Decided on November 07,1946


Referred Judgements :-



Madhavan Nair, J. - (1.)THIS is an appeal from a decree of the High Court of Judicature at Madras dated December 10, 1942, which affirmed with a slight modification the decree of the Subordinate Judge of Sivaganga dated November 21, 1940, in O. S. II of 1939.
(2.)THE appeal arises out of a suit instituted by the plaintiff (the first respondent) for partition and recovery of a half share of the properties in the possession of the first defendant, the appellant before the Board, now dead, who is represented by Lakshmi Achi. THE first defendant was the contesting defendant and will be referred to hereafter as "the defendant".
The plaintiff claimed the properties as the duly adopted son of the elder brother of the defendant. At the time of the adoption the adoptive parents of the plaintiff, that is, the elder brother of the defendant and his wife, were dead, and the adoption was brought about by the adoptive grandfather. It appears that it was done with the consent of the defendant also. Under the ordinary Hindu law which governs the parties such an adoption would be invalid, as the only person who can make an adoption is the adoptive father, if he is alive, and after his death, his widow. But it is claimed that according to the special custom prevailing amongst the Nattukottai Chettti community to which the parties belong, an adoption can be validly made to a person after his death, and even after the death of his widow, by the father or other pangalis (agnates) of the adoptive father. It was pleaded in para. 3 of the plaint that ". . . after the death of the first defendant's elder brother, the first defendant's father had the plaintiff adopted on the. . . 20th April, 1923, in due form according to the caste custom prevalent amongst the Nattukottai Chettis for a long time.
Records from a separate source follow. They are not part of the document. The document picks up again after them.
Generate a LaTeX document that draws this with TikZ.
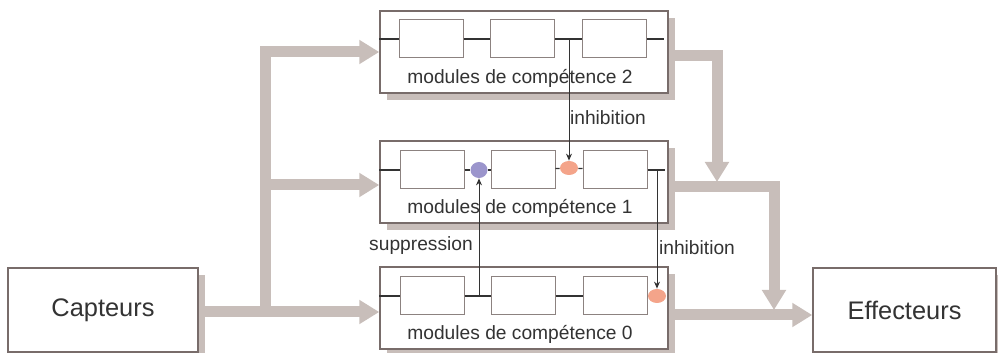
\documentclass[tikz,border=0pt]{standalone}
\usepackage{fontspec}
\setmainfont{Liberation Sans}
\usetikzlibrary{arrows.meta,shapes.geometric,shadows,positioning}

\definecolor{gristaupe}{HTML}{C8BEBA}
\definecolor{cadre}{HTML}{786C6A}
\definecolor{cadrefin}{HTML}{8C8280}
\definecolor{encre}{HTML}{333333}
\definecolor{lavande}{HTML}{9B95CC}
\definecolor{saumon}{HTML}{F4A48A}

\tikzset{
  ombre/.style={drop shadow={shadow xshift=3.5pt,shadow yshift=-3.5pt,fill=gristaupe,opacity=1}},
  bloc/.style={draw=cadre,line width=0.75pt,fill=white,ombre,minimum width=144pt,minimum height=41pt,inner sep=0pt},
  organe/.style={draw=cadre,line width=0.75pt,fill=white,ombre,minimum height=42pt,inner sep=0pt,text=encre,font=\fontsize{12.7}{15}\selectfont},
  module/.style={draw=cadrefin,line width=0.5pt,fill=white,minimum width=32pt,minimum height=19pt,inner sep=0pt},
  fil/.style={draw=encre,line width=0.6pt},
  signal/.style={draw=encre,line width=0.5pt,-{Stealth[length=3.5pt,width=3pt]}},
  fleche/.style={draw=gristaupe,line width=5.5pt,-{Triangle[length=10pt,width=11.5pt]}},
  etiq/.style={text=encre,font=\fontsize{9.6}{11}\selectfont,inner sep=0pt},
  sup/.style={ellipse,fill=lavande,minimum width=8.5pt,minimum height=8pt,inner sep=0pt},
  inh/.style={ellipse,fill=saumon,minimum width=9pt,minimum height=7pt,inner sep=0pt}
}

\begin{document}
\begin{tikzpicture}[x=0.5pt,y=-0.5pt]
\useasboundingbox (0,0) rectangle (998,353);

	% points de passage des flux
	\coordinate (b2) at (265,52);
	\coordinate (b1) at (265,185);
	\coordinate (b0) at (265,312);
	\coordinate (s2) at (717,56);
	\coordinate (s2bas) at (717,182);
	\coordinate (s1) at (774,187);
	\coordinate (s1bas) at (774,310);
	\coordinate (s0) at (774,315);

	\node[organe,minimum width=95pt] (capt) at (103,310) {Capteurs};
	\node[organe,minimum width=91.5pt] (eff) at (904.5,310) {Effecteurs};

	\node[bloc] (m2) at (524,52) {};
	\node[bloc] (m1) at (524,182) {};
	\node[bloc] (m0) at (524,308) {};

	\draw[fleche] (capt.east |- b0) -- (b0 -| m0.west);
	\draw[fleche] (b0) -- (b2) -- (b2 -| m2.west);
	\draw[fleche] (b1) -- (b1 -| m1.west);
	\draw[fleche] (m2.east |- s2) -- (s2) -- (s2bas);
	\draw[fleche] (m1.east |- s1) -- (s1) -- (s1bas);
	\draw[fleche] (m0.east |- s0) -- (s0 -| eff.west);

	% on redessine les blocs par-dessus les flux
	\node[organe,minimum width=95pt] at (capt) {Capteurs};
	\node[bloc] at (m2) {};
	\node[bloc] at (m1) {};
	\node[bloc] at (m0) {};

	\node[module] (m2a) at (431,39) {};
	\node[module] (m2b) at (522.5,39) {};
	\node[module] (m2c) at (614,39) {};
	\node[etiq] (l2) at (520,78) {modules de compétence 2};

	\node[module] (m1a) at (432,170) {};
	\node[sup] (sp) at (479,170) {};
	\node[module] (m1b) at (523,170) {};
	\node[inh] (ih1) at (569,168) {};
	\node[module] (m1c) at (615,170) {};
	\node[etiq] (l1) at (520,208) {modules de compétence 1};

	\node[module] (m0a) at (432,296) {};
	\node[module] (m0b) at (523,296) {};
	\node[module] (m0c) at (615,296) {};
	\node[inh] (ih0) at (657,296) {};
	\node[etiq] (l0) at (520,334) {modules de compétence 0};

	\draw[fil] (m2.west |- m2a) -- (m2a);
	\draw[fil] (m2a) -- (m2b);
	\draw[fil] (m2b) -- (m2c);
	\draw[fil,shorten >=2.5pt] (m2c) -- (m2c -| m2.east);

	\draw[fil] (m1.west |- m1a) -- (m1a);
	\draw[fil] (m1a) -- (sp);
	\draw[fil] (sp) -- (m1b);
	\draw[fil] (m1b) -- (ih1);
	\draw[fil] (ih1) -- (m1c);
	\draw[fil,shorten >=2pt] (m1c) -- (m1c -| m1.east);

	\draw[fil] (m0.west |- m0a) -- (m0a);
	\draw[fil] (m0a) -- (m0b);
	\draw[fil] (m0b) -- (m0c);

	\draw[signal] (ih1 |- m2c.west) -- (ih1);
	\draw[signal] (sp |- m0a.east) -- (sp);
	\draw[signal] (ih0 |- m1c.east) -- (ih0);

	\node[etiq] (t1) at (608,118) {inhibition};
	\node[etiq] (t2) at (421,246) {suppression};
	\node[etiq] (t3) at (697,248) {inhibition};

\end{tikzpicture}
\end{document}
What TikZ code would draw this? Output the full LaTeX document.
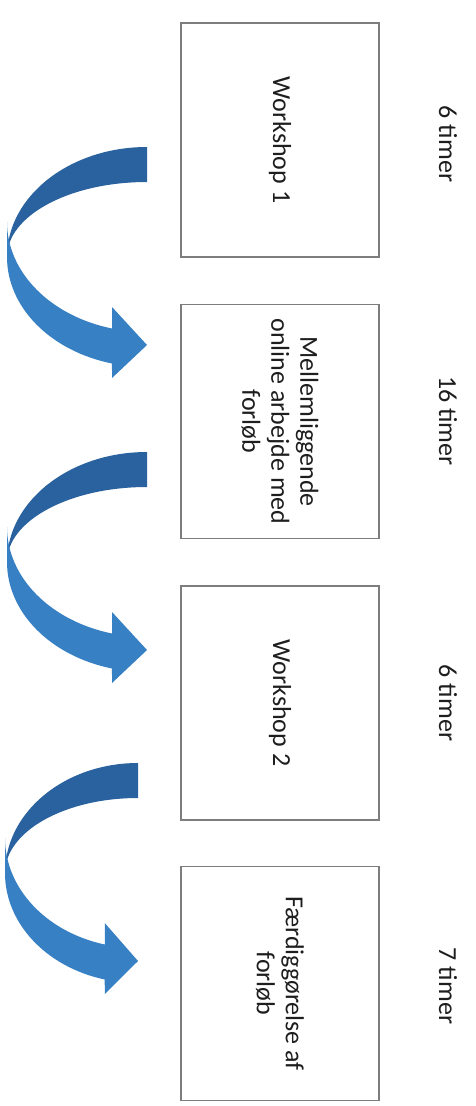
\documentclass[tikz,border=0pt]{standalone}
\usepackage{fontspec}
\setmainfont{Carlito}
\definecolor{arrdark}{RGB}{41,98,158}
\definecolor{arrlight}{RGB}{55,128,196}
\definecolor{boxgray}{RGB}{125,125,125}
\definecolor{txt}{RGB}{30,30,30}
\tikzset{
  stepbox/.style={draw=boxgray, line width=1.6pt, rotate=-90, minimum width=234pt,
    minimum height=198pt, inner sep=0pt, align=center, text=txt,
    font=\fontsize{26}{29}\selectfont},
  timelabel/.style={rotate=-90, inner sep=0pt, text=txt, font=\fontsize{26}{29}\selectfont},
  curvarrow/.pic={
    \fill[arrdark] (0,0) arc[start angle=-90, end angle=-180, x radius=140, y radius=110]
      arc[start angle=-180, end angle=-90, x radius=140, y radius=75] -- cycle;
    \fill[arrlight] (-140,75) -- (-140,110)
      arc[start angle=180, end angle=104.48, x radius=140, y radius=110]
      -- (-35,231) -- (0,198) -- (-35,160) -- (-35,181.5)
      arc[start angle=104.48, end angle=180, x radius=140, y radius=110] -- cycle;
  }
}
\begin{document}
\begin{tikzpicture}[x=1pt,y=-1pt]
\useasboundingbox[fill=white] (0,0) rectangle (475,1106);

\node[stepbox] (b1) at (280,140) {Workshop 1};
\node[stepbox] (b2) at (280,421.5) {Mellemliggende\\online arbejde med\\forløb};
\node[stepbox] (b3) at (280,703) {Workshop 2};
\node[stepbox] (b4) at (280,983.5) {Færdiggørelse af\\forløb};

\node[timelabel] (t1) at (448,144) {6 timer};
\node[timelabel] (t2) at (448,421) {16 timer};
\node[timelabel] (t3) at (448,703) {6 timer};
\node[timelabel] (t4) at (448,986) {7 timer};

\pic at (147,147) {curvarrow};
\pic at (147,452) {curvarrow};
\pic[xscale=0.95] at (138,763) {curvarrow};
\end{tikzpicture}
\end{document}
The first defendant accepted the adoption, had the adoption (ceremony) performed along with his father and he has himself written the said adoption deed. . . . " The defendant denied that there was a special custom and stated that even if the custom alleged should be proved it is not valid under the Hindu law as the adoption was made after the death of both the adoptive father and mother and should not be given effect to. Some other defects comparatively of a minor nature were also mentioned by him, but these have not been pressed before their Lordships.

The question for the Board to decide is whether the custom set up by the plaintiff has been made out by the evidence.

(3.)AFTER full consideration of the evidence the Subordinate Judge found in favour of the custom, and his finding has been upheld by the learned Judges of the High Court.
It was argued before the Board that the custom set up by the plaintiff has not been sufficiently defined and set out in his pleadings; but it should be noticed that the question arose in the course of a suit for partition and not for declaration and establishment of a special custom as such, and the plaintiff was expected to state succinctly no more than what was necessary to justify his claim for a share of the properties, and this he has done in para. 3 of the plaint by saying that after the death of the elder brother of the defendant he was adopted to him as his son by the adoptive grandfather, according to the custom prevailing-amongst the Nattukottai Chettis. It is clear from paras. 3 and 4 of the written statement that the defendant well understood in reference to the facts of the case why the adoption should be held invalid according to the strict rules of the Hindu law. Issues 3 and 4 raised in the case relate to the existence and binding nature of the custom, and a perusal of the evidence shows that both the parties adduced whatever evidence they had with reference to those issues. In the circumstances, it appears to their Lordships that there is no substance in the argument that the custom set up has not been sufficiently defined in the pleadings and that the defendant has been prejudiced thereby.